In the months that have passed since the late June night the secretary was trying to help figure out who had been separated, HHS has managed to return more than 2,000 to their parents. That still leaves almost 200 youngsters in government-contracted shelters, at risk of becoming orphans as federal workers, civil rights lawyers and aid activists help scour remote villages of Central America for mothers and fathers deported back home.
The reunification efforts have overshadowed the other work of the department that Azar arrived to lead in January with a four-point agenda — including a promise to lower drug prices — and a role as frontman for the Trump administration’s strategy of shifting health-care policies to the right through executive actions.
The migrant crisis also has put on the line his carefully cultivated reputation as an orderly, competent executive who understands how to make government work.
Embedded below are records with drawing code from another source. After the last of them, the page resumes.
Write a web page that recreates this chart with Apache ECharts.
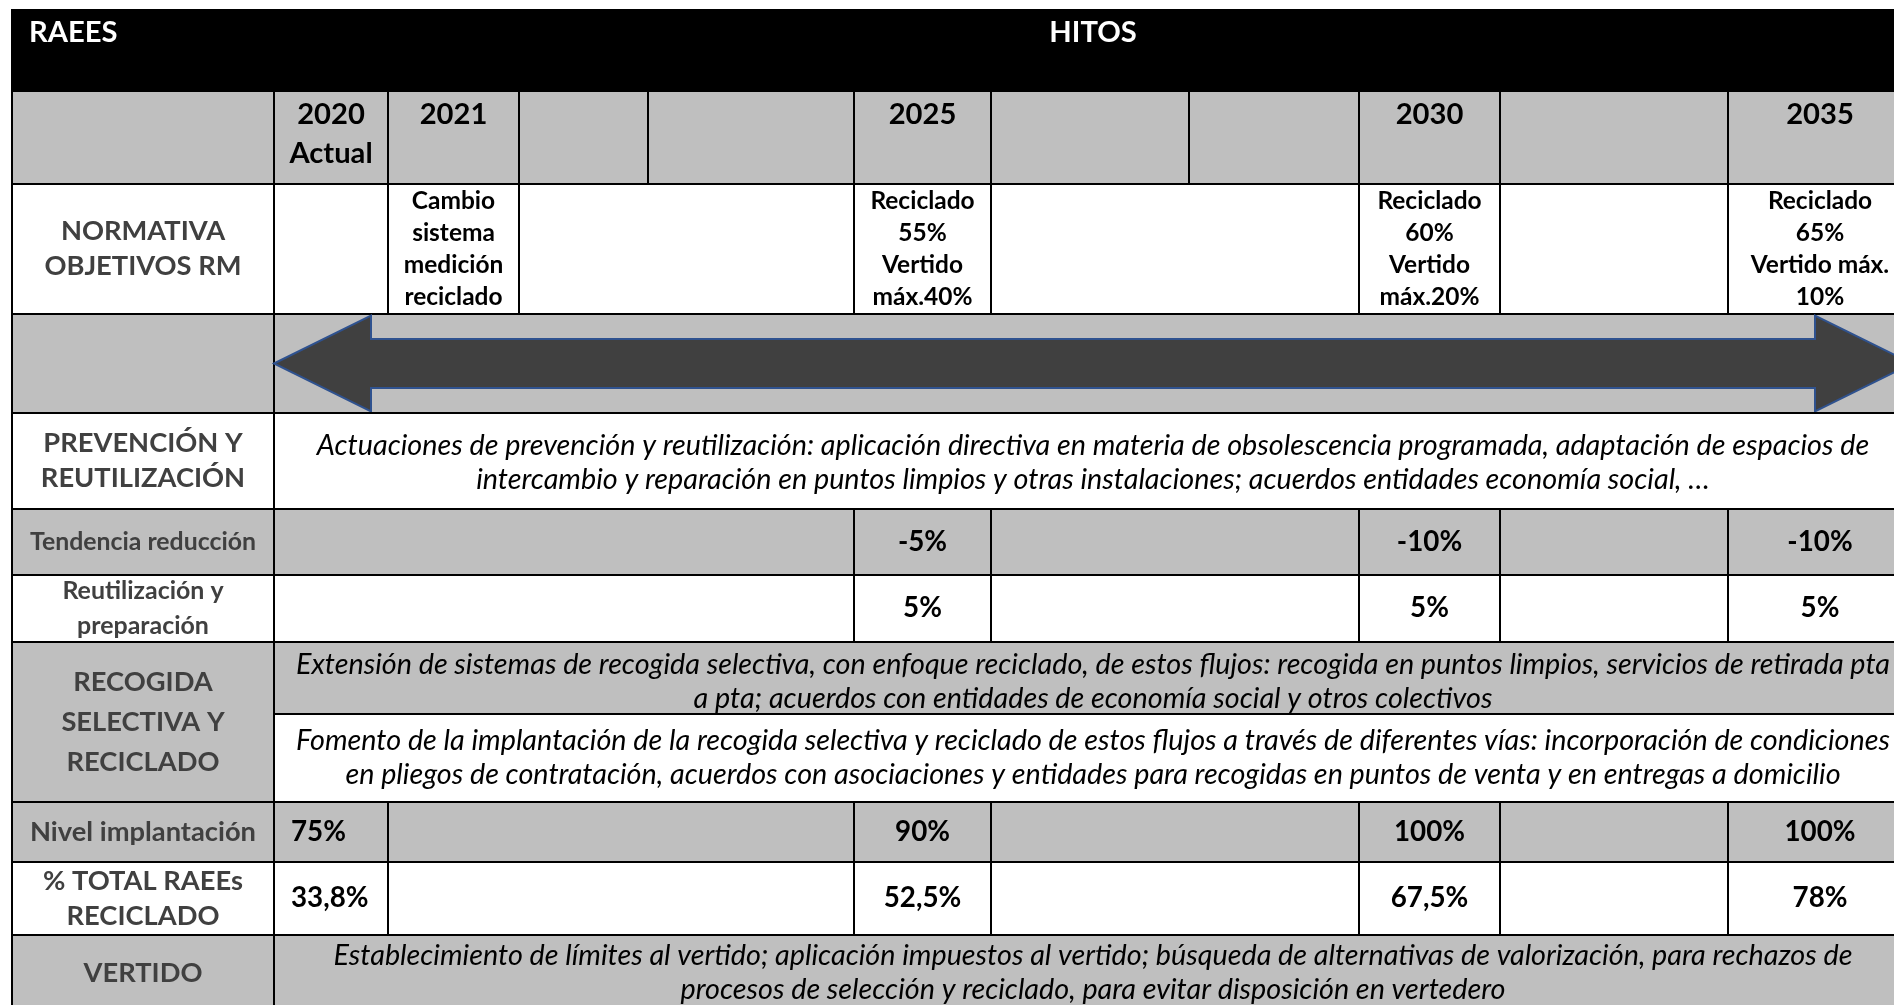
<!DOCTYPE html>
<html>
<head>
<meta charset="utf-8">
<script src="https://cdn.jsdelivr.net/npm/echarts@6/dist/echarts.min.js"></script>
<style>
  html, body { margin: 0; padding: 0; background: #ffffff; }
  #chart { width: 1894px; height: 1005px; }
</style>
</head>
<body>
<div id="chart"></div>
<script>
// ---------------- DATA ----------------
const headerLeft = 'RAEES';
const headerMain = 'HITOS';
// year header for the 10 timeline columns
const years = ['2020\nActual', '2021', '', '', '2025', '', '', '2030', '', '2035'];
// row labels (first column)
const rowLabels = [
  'NORMATIVA\nOBJETIVOS RM',
  '',
  'PREVENCIÓN Y\nREUTILIZACIÓN',
  'Tendencia reducción',
  'Reutilización y\npreparación',
  'RECOGIDA\nSELECTIVA Y\nRECICLADO',
  'Nivel implantación',
  '% TOTAL RAEEs\nRECICLADO',
  'VERTIDO'
];
// NORMATIVA row: 2020, 2021, 2025, 2030, 2035
const normativa = ['', 'Cambio\nsistema\nmedición\nreciclado', 'Reciclado\n55%\nVertido\nmáx.40%', 'Reciclado\n60%\nVertido\nmáx.20%', 'Reciclado\n65%\nVertido máx.\n10%'];
// milestone rows: 2020, 2025, 2030, 2035 (null = no own cell)
const tendencia = [null, '-5%', '-10%', '-10%'];
const reutilizacion = [null, '5%', '5%', '5%'];
const nivelImplantacion = ['75%', '90%', '100%', '100%'];
const totalReciclado = ['33,8%', '52,5%', '67,5%', '78%'];
// descriptive texts
const txtPrevencion = 'Actuaciones de prevención y reutilización: aplicación directiva en materia de obsolescencia programada, adaptación de espacios de\nintercambio y reparación en puntos limpios y otras instalaciones; acuerdos entidades economía social, …';
const txtRecogida1 = 'Extensión de sistemas de recogida selectiva, con enfoque reciclado, de estos flujos: recogida en puntos limpios, servicios de retirada pta\na pta; acuerdos con entidades de economía social y otros colectivos';
const txtRecogida2 = 'Fomento de la implantación de la recogida selectiva y reciclado de estos flujos a través de diferentes vías: incorporación de condiciones\nen pliegos de contratación, acuerdos con asociaciones y entidades para recogidas en puntos de venta y en entregas a domicilio';
const txtVertido = 'Establecimiento de límites al vertido; aplicación impuestos al vertido; búsqueda de alternativas de valorización, para rechazos de\nprocesos de selección y reciclado, para evitar disposición en vertedero';

// ---------------- LAYOUT ----------------
// table continues past the right/bottom edge of the picture
const colEdges = [0, 262, 376, 507, 636, 842, 979, 1177, 1347, 1488, 1716, 1900];
const rowEdges = [0, 81, 174, 304, 403, 499, 565, 632, 704, 792, 852, 925, 1005];
const VIEW_X = 1882, VIEW_Y = 995; // visible part of the axes
const GRAY = '#BFBFBF', WHITE = '#FFFFFF', BLACK = '#000000', LABEL = '#404040';
const FONT = 'Lato';

const cv = document.createElement('canvas').getContext('2d');
function tw(t, f) { cv.font = f; return cv.measureText(t).width; }
// calibrate Lato sizes against reference widths
const boldK = (226 / tw('Nivel implantación', 'bold 100px ' + FONT)) * 100 / 29;
const italicSize = (1553 / tw(txtPrevencion.split('\n')[0], 'italic 100px ' + FONT)) * 100;
function bold(sz) { return 'bold ' + (boldK * sz).toFixed(2) + 'px ' + FONT; }

const cells = [];
function cell(c0, c1, r0, r1, o) {
  cells.push(Object.assign({ x0: colEdges[c0], x1: colEdges[c1], y0: rowEdges[r0], y1: rowEdges[r1] }, o));
}

// header
cell(0, 1, 0, 1, { fill: BLACK, text: headerLeft, color: '#fff', font: bold(31), align: 'left', vpos: 'top', padX: 17, padY: 23 });
cell(1, 11, 0, 1, { fill: BLACK, text: headerMain, color: '#fff', font: bold(31), vpos: 'top', padY: 23 });
// years
cell(0, 1, 1, 2, { fill: GRAY });
years.forEach((y, i) => cell(i + 1, i + 2, 1, 2, { fill: GRAY, text: y, color: BLACK, font: bold(31), vpos: 'topBlock', padY: 4, lh: 39 }));
// normativa
cell(0, 1, 2, 3, { fill: WHITE, text: rowLabels[0], color: LABEL, font: bold(29), lh: 35 });
const normCols = [[1, 2], [2, 3], [5, 6], [8, 9], [10, 11]];
const normBlank = [[3, 5], [6, 8], [9, 10]];
normCols.forEach((c, i) => cell(c[0], c[1], 2, 3, { fill: WHITE, text: normativa[i], color: BLACK, font: bold(26), lh: 32 }));
normBlank.forEach(c => cell(c[0], c[1], 2, 3, { fill: WHITE }));
// arrow row
cell(0, 1, 3, 4, { fill: GRAY, text: rowLabels[1] });
cell(1, 11, 3, 4, { fill: GRAY, arrow: true });
// prevencion
cell(0, 1, 4, 5, { fill: WHITE, text: rowLabels[2], color: LABEL, font: bold(29), lh: 35 });
cell(1, 11, 4, 5, { fill: WHITE, text: txtPrevencion, italic: true, dy: 2 });

// milestone rows
function milestoneRow(r, label, labelSize, values, fill) {
  cell(0, 1, r, r + 1, { fill, text: label, color: LABEL, font: bold(labelSize), lh: 35 });
  if (values[0] !== null) {
    cell(1, 2, r, r + 1, { fill, text: values[0], color: BLACK, font: bold(29.5), align: 'left', padX: 17 });
    cell(2, 5, r, r + 1, { fill });
  } else {
    cell(1, 5, r, r + 1, { fill });
  }
  cell(5, 6, r, r + 1, { fill, text: values[1], color: BLACK, font: bold(29.5) });
  cell(6, 8, r, r + 1, { fill });
  cell(8, 9, r, r + 1, { fill, text: values[2], color: BLACK, font: bold(29.5) });
  cell(9, 10, r, r + 1, { fill });
  cell(10, 11, r, r + 1, { fill, text: values[3], color: BLACK, font: bold(29.5) });
}
milestoneRow(5, rowLabels[3], 26.4, tendencia, GRAY);
milestoneRow(6, rowLabels[4], 26.5, reutilizacion, WHITE);
// recogida
cell(0, 1, 7, 9, { fill: GRAY, text: rowLabels[5], color: LABEL, font: bold(29), lh: 40 });
cell(1, 11, 7, 8, { fill: GRAY, text: txtRecogida1, italic: true, dy: 4 });
cell(1, 11, 8, 9, { fill: WHITE, text: txtRecogida2, italic: true });
milestoneRow(9, rowLabels[6], 29, nivelImplantacion, GRAY);
milestoneRow(10, rowLabels[7], 29, totalReciclado, WHITE);
// vertido
cell(0, 1, 11, 12, { fill: GRAY, text: rowLabels[8], color: LABEL, font: bold(29), dy: -2 });
cell(1, 11, 11, 12, { fill: GRAY, text: txtVertido, italic: true, dy: -2 });

// arrow geometry (axis units)
const ARROW_HEAD = 97, ARROW_SHAFT_HALF = 24.5, ARROW_HEAD_HALF = 48;

function renderItem(params, api) {
  const c = cells[api.value(4)];
  const p0 = api.coord([api.value(0), api.value(2)]);
  const p1 = api.coord([api.value(1), api.value(3)]);
  const x = p0[0], y = p0[1], w = p1[0] - p0[0], h = p1[1] - p0[1];
  const children = [{
    type: 'rect', shape: { x, y, width: w, height: h },
    style: { fill: c.fill, stroke: '#000', lineWidth: 2 }
  }];
  if (c.arrow) {
    const cy = (c.y0 + c.y1) / 2;
    const pts = [
      [c.x0, cy], [c.x0 + ARROW_HEAD, cy - ARROW_HEAD_HALF], [c.x0 + ARROW_HEAD, cy - ARROW_SHAFT_HALF],
      [c.x1 - ARROW_HEAD, cy - ARROW_SHAFT_HALF], [c.x1 - ARROW_HEAD, cy - ARROW_HEAD_HALF], [c.x1, cy],
      [c.x1 - ARROW_HEAD, cy + ARROW_HEAD_HALF], [c.x1 - ARROW_HEAD, cy + ARROW_SHAFT_HALF],
      [c.x0 + ARROW_HEAD, cy + ARROW_SHAFT_HALF], [c.x0 + ARROW_HEAD, cy + ARROW_HEAD_HALF]
    ].map(p => api.coord(p));
    children.push({ type: 'polygon', shape: { points: pts }, style: { fill: '#404040', stroke: '#2F528F', lineWidth: 2 } });
  }
  if (c.text) {
    const align = c.align || 'center';
    let tx = align === 'left' ? x + (c.padX || 0) : x + w / 2;
    let ty, va;
    if (c.vpos === 'top') { ty = y + c.padY; va = 'middle'; }
    else if (c.vpos === 'topBlock') { ty = y + c.padY; va = 'top'; }
    else { ty = y + h / 2 + (c.dy || 0); va = 'middle'; }
    const font = c.italic ? 'italic ' + italicSize.toFixed(2) + 'px ' + FONT : c.font;
    children.push({
      type: 'text',
      style: {
        text: c.text, x: tx, y: ty, align: align, verticalAlign: va,
        font: font, fill: c.italic ? '#000' : c.color,
        lineHeight: c.italic ? 34 : (c.lh || 36)
      }
    });
  }
  return { type: 'group', children };
}

const chart = echarts.init(document.getElementById('chart'), null, { renderer: 'canvas' });
chart.setOption({
  animation: false,
  grid: { left: 12, top: 10, right: 0, bottom: 0 },
  xAxis: { type: 'value', min: 0, max: VIEW_X, show: false },
  yAxis: { type: 'value', min: 0, max: VIEW_Y, inverse: true, show: false },
  series: [{
    type: 'custom',
    coordinateSystem: 'cartesian2d',
    silent: true,
    clip: false,
    encode: { x: [0, 1], y: [2, 3] },
    data: cells.map((c, i) => [c.x0, c.x1, c.y0, c.y1, i]),
    renderItem
  }]
});
</script>
</body>
</html>
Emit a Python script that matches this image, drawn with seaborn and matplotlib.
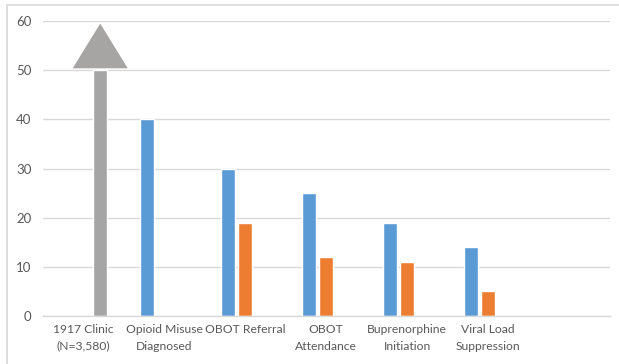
import numpy as np
import pandas as pd
import matplotlib
matplotlib.use("Agg")
import matplotlib.pyplot as plt
from matplotlib.patches import Polygon
from matplotlib.lines import Line2D
import seaborn as sns

# Cascade stages (last slot left empty on the axis)
categories = ["1917 Clinic\n(N=3,580)", "Opioid Misuse\nDiagnosed", "OBOT Referral",
              "OBOT\nAttendance", "Buprenorphine\nInitiation", "Viral Load\nSuppression", " "]
series_names = ["Series A", "Series B", "Clinic"]
series_a = [np.nan, 40, 30, 25, 19, 14, np.nan]
series_b = [np.nan, np.nan, 19, 12, 11, 5, np.nan]
clinic = [50, np.nan, np.nan, np.nan, np.nan, np.nan, np.nan]
y_ticks = [0, 10, 20, 30, 40, 50, 60]

colors = {"Series A": "#5B9BD5", "Series B": "#ED7D31", "Clinic": "#A5A5A5"}

rows = []
for name, vals in zip(series_names, [series_a, series_b, clinic]):
    for cat, v in zip(categories, vals):
        rows.append({"stage": cat, "series": name, "value": v})
df = pd.DataFrame(rows)

sns.set_theme(style="white")
plt.rcParams["font.family"] = ["Lato", "DejaVu Sans"]

fig = plt.figure(figsize=(6.19, 3.64), dpi=100)
ax = fig.add_axes([0.069, 0.132, 0.916, 0.810])

sns.barplot(data=df, x="stage", y="value", hue="series", order=categories,
            hue_order=series_names, palette=colors, width=0.63, gap=0.18,
            saturation=1, legend=False, ax=ax, errorbar=None)

# Arrowhead on top of the clinic bar
for patch in ax.patches:
    h = patch.get_height()
    if np.isfinite(h) and h > 0 and patch.get_facecolor()[:3] == matplotlib.colors.to_rgb(colors["Clinic"]):
        cx = patch.get_x() + patch.get_width() / 2
        tri = Polygon([[cx - 0.34, h + 0.4], [cx + 0.34, h + 0.4], [cx, h + 9.5]],
                      closed=True, facecolor="#A7A4A4", edgecolor="none", zorder=3)
        ax.add_patch(tri)

ax.set_xlim(-0.5, len(categories) - 0.5)
ax.set_ylim(0, 60)
ax.set_yticks(y_ticks)
ax.set_yticklabels([str(t) for t in y_ticks])
ax.set_xlabel("")
ax.set_ylabel("")
ax.grid(axis="y", color="#D9D9D9", linewidth=1.0)
ax.set_axisbelow(True)
for s in ["left", "right", "top"]:
    ax.spines[s].set_visible(False)
ax.spines["bottom"].set_color("#D9D9D9")
ax.spines["bottom"].set_linewidth(1.0)
ax.tick_params(axis="both", length=0, colors="#595959")
ax.tick_params(axis="y", pad=8, labelsize=9.5)
ax.tick_params(axis="x", pad=6, labelsize=8.7)
for lbl in ax.get_xticklabels():
    lbl.set_linespacing(1.6)

# Chart-area border
fig.add_artist(Line2D([7 / 619, 7 / 619], [0, 1 - 5 / 364], transform=fig.transFigure,
                      color="#D9D9D9", linewidth=1.2))
fig.add_artist(Line2D([7 / 619, 1], [1 - 5 / 364, 1 - 5 / 364], transform=fig.transFigure,
                      color="#D9D9D9", linewidth=1.2))

fig.savefig("out.png", dpi=100, facecolor="white")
With the midterm elections fast approaching and public outrage over the policy an animating issue, Azar also runs a risk of drawing the wrath of Trump, who has publicly humiliated other top officials when he thinks they are hurting his standing.
As the crisis escalated and the secretary became its public face before Congress and on cable TV, Azar adhered to the administration’s talking points, betraying no hint he was caught unaware by zero tolerance. Such loyalty reflects the priority Azar has long placed on nurturing relationships, whether the recent one with Trump or with conservative legal luminaries who have long been his mentors, including the late Supreme Court Justice Antonin Scalia, for whom he clerked, and Justice Clarence Thomas, whom he considers a second father.